“We are like a candle–a candle has the ability to give light and it can glow, but it [needs] some match box light. That’s sort of like Avasar,” Pavani told Maddie and I after we asked her, Swathi, and Shivu how Avasar has made a difference in their lives.
We were all huddled in a circle, sitting in the classroom they’ve spent the last three years learning how to speak English and use a computer in, already laughing and talking like we’re best friends. Or “instant best friends,” according to Pavani. In three years, they went from only speaking Kannada and not even knowing how to turn a computer on to well-spoken, confident, and brilliant young women who were so happy to learn how to “copy paste.” To Shivu, Avasar has been “like a staircase to climb a mountain,” to Swathi, “a second family.”
For those who are unfamiliar with Avasar, it’s a foundation that aims to help underprivileged Indian girls get out of the cycle of poverty and keep them from discontinuing school early (an issue that’s far too common in India for impoverished girls ages 15 and up). To reach this objective, they provide them with the support, skills, and tools needed to pursue their academic and occupational goals. It’s a five year program that seeks to build knowledge, instill confidence, and develop an overall positive well-being and improved quality of life. For more information on how they do so, what they stand for, and how you can help click here!
I was so nervous to meet the girls I had butterflies in my stomach. It turns out they were feeling the same way. But, luckily enough, they told us we surpassed their expectations. They were surprised at how easy it was to talk to us and that we didn’t act like how they imagined us to–like we were better than them. And I was surprised at how much we had in common and so glad they liked me.
After an hour of talking, taking photos and videos, teaching each other the popular dance moves of our hometowns (the only one Maddie and I could think of was dabbing…ugh), and discussing our favorite animals, movies, and things to do, we all noticed that our cheeks were sore from smiling so much. The girls kept giggling, massaging their happy faces, and thanking Avasar for giving them the chance to meet us. Seeing the joy radiate in their eyes and the excitement build with every story they told us made me tear up. Just like how they felt grateful to sit in front of me and Maddie, I felt blessed to sit in front of them. Their ability to see beauty in life despite all their hardships is something I, and many others, can learn from. Swathi, Pavani, and Shivu taught me something important that day: to find happiness in simplicity and search for positivity even when it feels miles away.

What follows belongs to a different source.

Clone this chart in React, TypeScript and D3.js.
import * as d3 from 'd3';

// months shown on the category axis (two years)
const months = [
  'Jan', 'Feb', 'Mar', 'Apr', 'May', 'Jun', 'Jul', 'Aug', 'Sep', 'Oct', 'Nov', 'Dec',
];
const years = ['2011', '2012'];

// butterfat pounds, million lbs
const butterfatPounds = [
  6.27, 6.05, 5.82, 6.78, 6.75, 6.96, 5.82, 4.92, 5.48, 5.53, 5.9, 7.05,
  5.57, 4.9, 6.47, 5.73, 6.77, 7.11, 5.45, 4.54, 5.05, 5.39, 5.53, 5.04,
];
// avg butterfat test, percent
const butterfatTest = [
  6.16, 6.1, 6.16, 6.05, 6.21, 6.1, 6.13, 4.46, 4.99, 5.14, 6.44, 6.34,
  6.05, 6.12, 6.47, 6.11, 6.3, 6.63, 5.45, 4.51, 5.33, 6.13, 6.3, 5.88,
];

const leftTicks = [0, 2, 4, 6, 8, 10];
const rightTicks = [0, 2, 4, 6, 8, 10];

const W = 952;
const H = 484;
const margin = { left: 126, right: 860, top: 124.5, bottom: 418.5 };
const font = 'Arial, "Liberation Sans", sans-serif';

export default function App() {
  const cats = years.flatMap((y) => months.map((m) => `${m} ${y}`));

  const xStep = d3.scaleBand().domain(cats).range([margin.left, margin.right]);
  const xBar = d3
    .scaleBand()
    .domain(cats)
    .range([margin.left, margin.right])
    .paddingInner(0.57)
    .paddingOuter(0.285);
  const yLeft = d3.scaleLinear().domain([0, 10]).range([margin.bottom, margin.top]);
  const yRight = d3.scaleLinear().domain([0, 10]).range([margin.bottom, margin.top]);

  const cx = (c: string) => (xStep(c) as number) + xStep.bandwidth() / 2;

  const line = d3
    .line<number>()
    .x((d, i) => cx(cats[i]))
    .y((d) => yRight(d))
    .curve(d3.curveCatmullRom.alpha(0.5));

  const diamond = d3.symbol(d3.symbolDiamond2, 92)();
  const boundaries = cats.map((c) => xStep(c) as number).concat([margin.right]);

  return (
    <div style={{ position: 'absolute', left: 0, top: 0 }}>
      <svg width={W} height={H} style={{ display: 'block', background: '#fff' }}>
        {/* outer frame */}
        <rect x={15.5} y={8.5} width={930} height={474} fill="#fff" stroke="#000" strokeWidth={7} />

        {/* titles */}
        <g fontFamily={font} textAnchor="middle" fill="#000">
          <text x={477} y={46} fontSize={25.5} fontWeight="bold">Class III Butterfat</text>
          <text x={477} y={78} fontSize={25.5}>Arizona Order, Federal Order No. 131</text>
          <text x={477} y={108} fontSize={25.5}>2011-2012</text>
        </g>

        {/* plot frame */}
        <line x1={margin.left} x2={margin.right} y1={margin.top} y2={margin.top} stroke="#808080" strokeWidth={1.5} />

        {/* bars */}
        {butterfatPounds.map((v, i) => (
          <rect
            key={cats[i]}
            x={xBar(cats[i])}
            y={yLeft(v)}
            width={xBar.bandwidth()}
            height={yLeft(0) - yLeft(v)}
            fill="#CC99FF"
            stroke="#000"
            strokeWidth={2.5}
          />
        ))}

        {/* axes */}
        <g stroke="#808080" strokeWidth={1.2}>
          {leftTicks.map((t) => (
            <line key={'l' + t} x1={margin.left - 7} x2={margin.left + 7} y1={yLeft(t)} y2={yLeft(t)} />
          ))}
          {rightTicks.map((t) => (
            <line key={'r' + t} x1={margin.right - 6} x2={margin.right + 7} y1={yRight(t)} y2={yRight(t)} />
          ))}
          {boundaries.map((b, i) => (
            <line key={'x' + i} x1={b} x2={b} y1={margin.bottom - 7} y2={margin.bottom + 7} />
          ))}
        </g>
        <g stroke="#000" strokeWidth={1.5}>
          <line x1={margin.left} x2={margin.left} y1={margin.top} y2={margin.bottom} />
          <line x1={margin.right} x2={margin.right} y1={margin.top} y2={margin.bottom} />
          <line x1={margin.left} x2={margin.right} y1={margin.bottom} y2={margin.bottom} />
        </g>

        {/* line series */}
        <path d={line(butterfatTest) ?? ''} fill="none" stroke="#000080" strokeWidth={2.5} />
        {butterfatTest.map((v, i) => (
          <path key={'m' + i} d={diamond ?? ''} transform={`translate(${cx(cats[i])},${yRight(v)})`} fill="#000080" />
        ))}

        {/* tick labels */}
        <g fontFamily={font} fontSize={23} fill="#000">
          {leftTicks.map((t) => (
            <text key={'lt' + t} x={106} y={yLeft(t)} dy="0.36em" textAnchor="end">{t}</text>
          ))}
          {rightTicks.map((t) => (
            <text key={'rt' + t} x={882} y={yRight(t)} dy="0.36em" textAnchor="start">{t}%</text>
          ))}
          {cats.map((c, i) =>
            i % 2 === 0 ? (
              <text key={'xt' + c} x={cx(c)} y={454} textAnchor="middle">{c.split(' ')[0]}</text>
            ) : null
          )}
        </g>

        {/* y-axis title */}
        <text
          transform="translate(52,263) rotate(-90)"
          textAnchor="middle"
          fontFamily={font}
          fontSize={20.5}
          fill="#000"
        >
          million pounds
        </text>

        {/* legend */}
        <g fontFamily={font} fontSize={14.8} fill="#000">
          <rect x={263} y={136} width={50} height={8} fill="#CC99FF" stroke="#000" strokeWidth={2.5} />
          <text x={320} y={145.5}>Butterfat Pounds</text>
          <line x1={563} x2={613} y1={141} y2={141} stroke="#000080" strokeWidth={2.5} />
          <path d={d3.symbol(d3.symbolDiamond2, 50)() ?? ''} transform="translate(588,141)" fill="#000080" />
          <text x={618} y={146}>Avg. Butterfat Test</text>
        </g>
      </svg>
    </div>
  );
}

The girls were sad to see us go, but excited because we’d be meeting the next day for our trip to the zoo. Pavani told us we would be in her dreams until then. On Sunday, we all packed ourselves into Ravi’s car at nine o’clock in the morning and were off to the Bannerghatta National Park.
The first thing we did when we got to the park was go on a safari. I only managed to get one decent picture (a.k.a that quality photo of the tiger sleeping…all right, I’m actually pretty proud of it). The bus ride was too bumpy to get any others *sigh*. Afterwards, we walked around the zoo, the girls wanting to take selfies at every turn. What made this zoo differ from those in America was the fact that there were monkeys in cages and monkeys running around freely. The juxtaposition both shocked me and made me laugh. The wild monkeys were so bold, too. One even snatched a man’s bag of fruit out of his hands. The girls and I stood there amazed, trying not to break out in laughter.

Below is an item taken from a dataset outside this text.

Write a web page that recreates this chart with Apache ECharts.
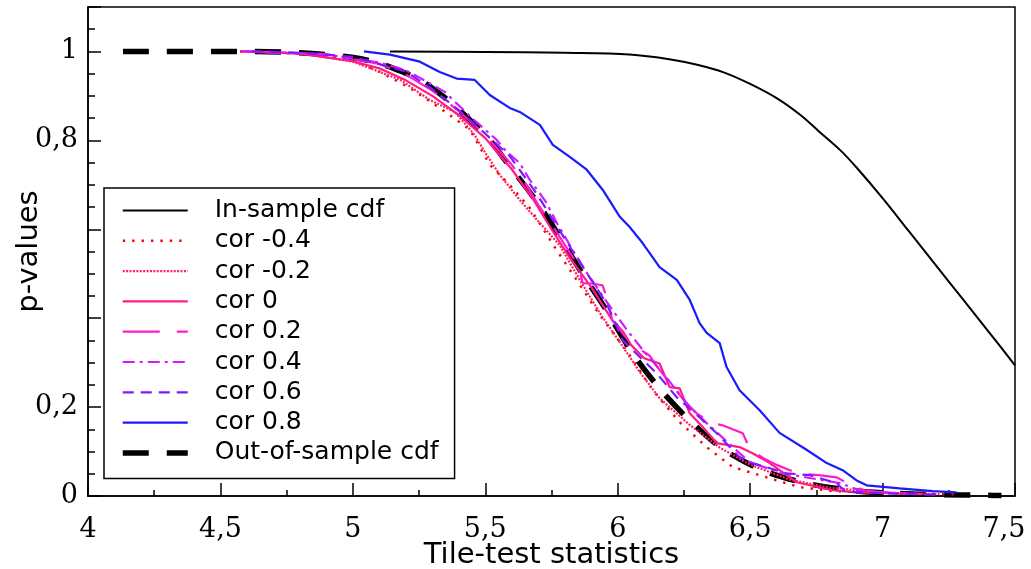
<!DOCTYPE html>
<html>
<head>
<meta charset="utf-8">
<script src="https://cdn.jsdelivr.net/npm/echarts@6/dist/echarts.min.js"></script>
<style>
html,body{margin:0;padding:0;background:#fff;}
#chart{width:1031px;height:569px;}
</style>
</head>
<body>
<div id="chart"></div>
<script>
// ---- Tick labels ----
const xTickValues = [4, 4.5, 5, 5.5, 6, 6.5, 7, 7.5];
const xTickLabels = ['4', '4,5', '5', '5,5', '6', '6,5', '7', '7,5'];
const yTickValues = [0, 0.2, 0.8, 1];
const yTickLabels = ['0', '0,2', '0,8', '1'];

// ---- Series names ----
const seriesNames = ['In-sample cdf', 'cor -0.4', 'cor -0.2', 'cor 0', 'cor 0.2', 'cor 0.4', 'cor 0.6', 'cor 0.8', 'Out-of-sample cdf'];

// ---- Series values [statistic, p-value] ----
const inSample = [[5.14,1.0],[5.5,0.999],[5.8,0.997],[6.045,0.993],[6.2,0.982],[6.3,0.970],[6.4,0.953],[6.5,0.927],[6.6,0.895],[6.69,0.857],[6.76,0.82],[6.84,0.778],[6.9,0.74],[7.0,0.67],[7.1,0.595],[7.2,0.52],[7.3,0.445],[7.4,0.37],[7.5,0.294]];

const corM04 = [[4.574,1.0],[4.8,0.995],[4.996,0.982],[5.102,0.954],[5.215,0.918],[5.328,0.873],[5.442,0.824],[5.517,0.745],[5.592,0.700],[5.668,0.648],[5.762,0.560],[5.857,0.475],[5.932,0.407],[5.989,0.362],[6.045,0.317],[6.132,0.238],[6.234,0.166],[6.336,0.110],[6.434,0.065],[6.6,0.035],[6.687,0.020],[6.811,0.011],[6.94,0.008],[7.09,0.006],[7.272,0.004]];

const corM02 = [[4.59,1.0],[4.8,0.996],[5.0,0.977],[5.18,0.936],[5.29,0.891],[5.385,0.864],[5.46,0.812],[5.498,0.774],[5.555,0.722],[5.63,0.666],[5.706,0.614],[5.78,0.565],[5.857,0.486],[5.932,0.412],[6.008,0.346],[6.083,0.279],[6.158,0.220],[6.272,0.160],[6.385,0.109],[6.498,0.071],[6.649,0.037],[6.8,0.019],[6.989,0.008],[7.215,0.004]];

const cor0 = [[4.58,1.0],[4.8,0.995],[5.0,0.978],[5.1,0.962],[5.2,0.935],[5.3,0.900],[5.4,0.857],[5.5,0.805],[5.55,0.77],[5.6,0.735],[5.68,0.668],[5.75,0.600],[5.82,0.535],[5.9,0.470],[5.98,0.395],[6.02,0.370],[6.05,0.340],[6.1,0.310],[6.158,0.298],[6.196,0.245],[6.234,0.242],[6.272,0.186],[6.321,0.155],[6.374,0.119],[6.46,0.110],[6.509,0.096],[6.536,0.087],[6.574,0.074],[6.675,0.031],[6.811,0.013],[6.9,0.008],[7.0,0.007],[7.1,0.005]];

const cor02 = [[4.6,1.0],[4.9,0.994],[5.1,0.972],[5.2,0.948],[5.3,0.912],[5.4,0.866],[5.5,0.812],[5.6,0.745],[5.65,0.705],[5.7,0.655],[5.75,0.612],[5.8,0.565],[5.85,0.52],[5.868,0.479],[5.9,0.478],[5.943,0.474],[5.958,0.447],[5.98,0.395],[6.03,0.357],[6.07,0.335],[6.12,0.316],[6.15,0.29],[6.19,0.26],[6.25,0.215],[6.3,0.185],[6.347,0.166],[6.396,0.159],[6.472,0.141],[6.5,0.105],[6.55,0.085],[6.6,0.07],[6.65,0.058],[6.687,0.050],[6.76,0.047],[6.826,0.042],[6.87,0.028],[6.93,0.013],[7.0,0.008],[7.15,0.004]];

const cor04 = [[4.58,1.0],[4.7,0.999],[4.9,0.992],[5.1,0.975],[5.196,0.959],[5.264,0.937],[5.347,0.909],[5.45,0.850],[5.543,0.801],[5.581,0.774],[5.63,0.749],[5.668,0.711],[5.706,0.681],[5.732,0.659],[5.77,0.614],[5.808,0.576],[5.83,0.553],[5.88,0.505],[5.958,0.437],[6.034,0.374],[6.094,0.329],[6.17,0.277],[6.272,0.200],[6.336,0.164],[6.42,0.118],[6.498,0.076],[6.623,0.051],[6.73,0.040],[6.838,0.029],[6.913,0.013],[7.0,0.008],[7.1,0.005]];

const cor06 = [[4.62,1.0],[4.8,0.997],[5.0,0.988],[5.2,0.955],[5.3,0.915],[5.4,0.868],[5.5,0.815],[5.592,0.765],[5.694,0.680],[5.781,0.597],[5.845,0.537],[5.958,0.433],[6.019,0.350],[6.147,0.276],[6.223,0.222],[6.309,0.177],[6.374,0.141],[6.46,0.087],[6.509,0.074],[6.638,0.051],[6.725,0.047],[6.826,0.029],[6.86,0.010],[7.0,0.006],[7.2,0.003]];

const cor08 = [[5.042,1.0],[5.14,0.993],[5.253,0.977],[5.328,0.954],[5.392,0.939],[5.46,0.936],[5.517,0.902],[5.592,0.873],[5.63,0.864],[5.706,0.835],[5.755,0.790],[5.819,0.763],[5.883,0.734],[5.943,0.689],[6.008,0.628],[6.045,0.605],[6.094,0.569],[6.158,0.515],[6.223,0.486],[6.272,0.441],[6.309,0.389],[6.336,0.367],[6.385,0.344],[6.411,0.290],[6.46,0.238],[6.536,0.193],[6.611,0.142],[6.713,0.104],[6.789,0.074],[6.849,0.058],[6.902,0.035],[6.94,0.024],[7.064,0.017],[7.189,0.011],[7.279,0.008]];

const outSample = [[4.132,1.0],[4.592,1.0],[4.8,0.997],[4.996,0.987],[5.09,0.975],[5.166,0.959],[5.253,0.936],[5.347,0.896],[5.442,0.846],[5.517,0.801],[5.574,0.756],[5.687,0.668],[5.781,0.583],[5.86,0.506],[5.955,0.420],[6.053,0.324],[6.158,0.242],[6.272,0.170],[6.404,0.103],[6.555,0.056],[6.709,0.029],[6.875,0.013],[7.053,0.006],[7.215,0.003],[7.396,0.0015],[7.449,0.001]];

const seriesData = [inSample, corM04, corM02, cor0, cor02, cor04, cor06, cor08, outSample];

// ---- Styles ----
const seriesStyles = [
  {color:'#000000', width:2, type:'solid', z:3, smooth:0.35},
  {color:'#ff0000', width:2.4, type:[2.4,7], z:3, smooth:false},
  {color:'#ff1f5a', width:2.2, type:[2,1.4], z:3, smooth:false},
  {color:'#ff1a85', width:2.2, type:'solid', z:3, smooth:false},
  {color:'#ff1acb', width:2.2, type:[37,17], z:3, smooth:false},
  {color:'#d21aff', width:2.2, type:[12,5,3,5], z:3, smooth:false},
  {color:'#7f1aff', width:2.2, type:[11,7], z:3, smooth:false},
  {color:'#1a1aff', width:2.2, type:'solid', z:3, smooth:false},
  {color:'#000000', width:5.5, type:[26,18], z:2, smooth:0.3}
];

function labelFor(values, labels, v) {
  for (let i = 0; i < values.length; i++) {
    if (Math.abs(values[i] - v) < 1e-9) return labels[i];
  }
  return '';
}

const chart = echarts.init(document.getElementById('chart'), null, {renderer:'canvas'});
const series = seriesNames.map((name, i) => ({
  name: name,
  type: 'line',
  data: seriesData[i],
  symbol: 'none',
  showSymbol: false,
  smooth: seriesStyles[i].smooth,
  z: seriesStyles[i].z,
  lineStyle: {color: seriesStyles[i].color, width: seriesStyles[i].width, type: seriesStyles[i].type, cap: 'butt'},
  itemStyle: {color: seriesStyles[i].color},
  emphasis: {disabled: true}
}));

const option = {
  animation: false,
  backgroundColor: '#ffffff',
  grid: {left: 88, right: 16, top: 7, bottom: 73, show: true, borderColor: '#000', borderWidth: 1.5, backgroundColor: 'transparent', containLabel: false, outerBoundsMode: 'none'},
  legend: {
    data: seriesNames,
    orient: 'vertical',
    left: 104,
    top: 188,
    padding: [10, 16, 13, 16],
    itemWidth: 65,
    itemHeight: 25,
    itemGap: 5.3,
    borderColor: '#000',
    borderWidth: 1.5,
    backgroundColor: '#fff',
    selectedMode: false,
    itemStyle: {opacity: 0},
    lineStyle: {width: 'inherit'},
    textStyle: {fontFamily: 'DejaVu Sans', fontSize: 25, color: '#000', lineHeight: 25, padding: [0, 0, 0, 22]}
  },
  xAxis: {
    type: 'value',
    min: 4, max: 7.5, interval: 0.5,
    name: 'Tile-test statistics',
    nameLocation: 'middle',
    nameGap: 45,
    nameMoveOverlap: false,
    nameTextStyle: {fontFamily: 'DejaVu Sans', fontSize: 29, color: '#000'},
    axisLine: {show: true, onZero: false, lineStyle: {color: '#000', width: 1.5}},
    axisTick: {show: true, inside: true, length: 13, lineStyle: {color: '#000', width: 1.5}},
    minorTick: {show: true, splitNumber: 2, length: 6, lineStyle: {color: '#000', width: 1.5}},
    splitLine: {show: false},
    axisLabel: {
      margin: 20,
      fontFamily: 'DejaVu Serif', fontSize: 27, color: '#000',
      formatter: function (v) {
        const t = labelFor(xTickValues, xTickLabels, v);
        if (Math.abs(v - 7.5) < 1e-9) return '{r|' + t + '}';
        return t;
      },
      rich: {r: {fontFamily: 'DejaVu Serif', fontSize: 27, color: '#000', padding: [0, 22, 0, 0]}}
    }
  },
  yAxis: [{
    type: 'value',
    min: 0, max: 1.1, interval: 0.2,
    name: 'p-values',
    nameLocation: 'middle',
    nameGap: 44,
    nameMoveOverlap: false,
    nameTextStyle: {fontFamily: 'DejaVu Sans', fontSize: 29, color: '#000'},
    axisLine: {show: true, onZero: false, lineStyle: {color: '#000', width: 1.5}},
    axisTick: {show: true, inside: true, length: 13, lineStyle: {color: '#000', width: 1.5}},
    splitLine: {show: false},
    axisLabel: {
      margin: 10,
      fontFamily: 'DejaVu Serif', fontSize: 27, color: '#000',
      formatter: function (v) { return labelFor(yTickValues, yTickLabels, v); }
    }
  }, {
    type: 'value',
    min: 0, max: 1.1, interval: 0.05,
    position: 'left',
    axisLine: {show: false},
    axisTick: {show: true, inside: true, length: 7, lineStyle: {color: '#000', width: 1.5}},
    axisLabel: {show: false},
    splitLine: {show: false}
  }],
  series: series
};
chart.setOption(option);
</script>
</body>
</html>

Next we went peddle boating, then headed to an amusement park where Maddie and I experienced our five minutes of fame. People don’t lie when they say that, as a foreigner, you will often feel like a c-grade celebrity in India. Many will stare at you, trying to secretly take your picture, then there will be the few (or many) that will courageously ask to take a picture of or with you. We met one family that even posted the pictures of us on Facebook. We were flattered, nonetheless, but it’s still strange to go from being a no-one to suddenly having people wanting to take your photograph.
Aside from the photoshoots, we got to watch the girls’ eyes light up and hear their booming laughs as they rode the rides. Swathi looked at me after riding the ferris wheel for the third time and said, clasping her hands together, “I’m happy. I’m just so happy.” I was pretty happy, too.
As evening approached, we headed to Ravi’s sister-in-law’s house where we drank coffee and ate the most delicious biscuits I’ve ever had. Ravi’s niece showed us their crops and cows. The neighborhood kids, staring at us from their balcony, were amazed to see Maddie and I. Many of the other neighbors tried to peek through the front doorway to get a look at us as we sat on the couch. I’ve never felt so interesting in my entire life. And I don’t think my anxious self will ever get used to it.
When rain clouds started to fill the sky, we had to head out to avoid flooding streets. We crammed into Ravi’s car again–Swathi sitting on Shivu’s lap, Ravi’s daughter sitting on Pavani’s, and Maddie and I huddled close together. Our eyelids were heavy and our cheeks still sore as we drove with the sunset behind us, all anxious to lay our heads on our pillows and excited for the time we’ll see each other next.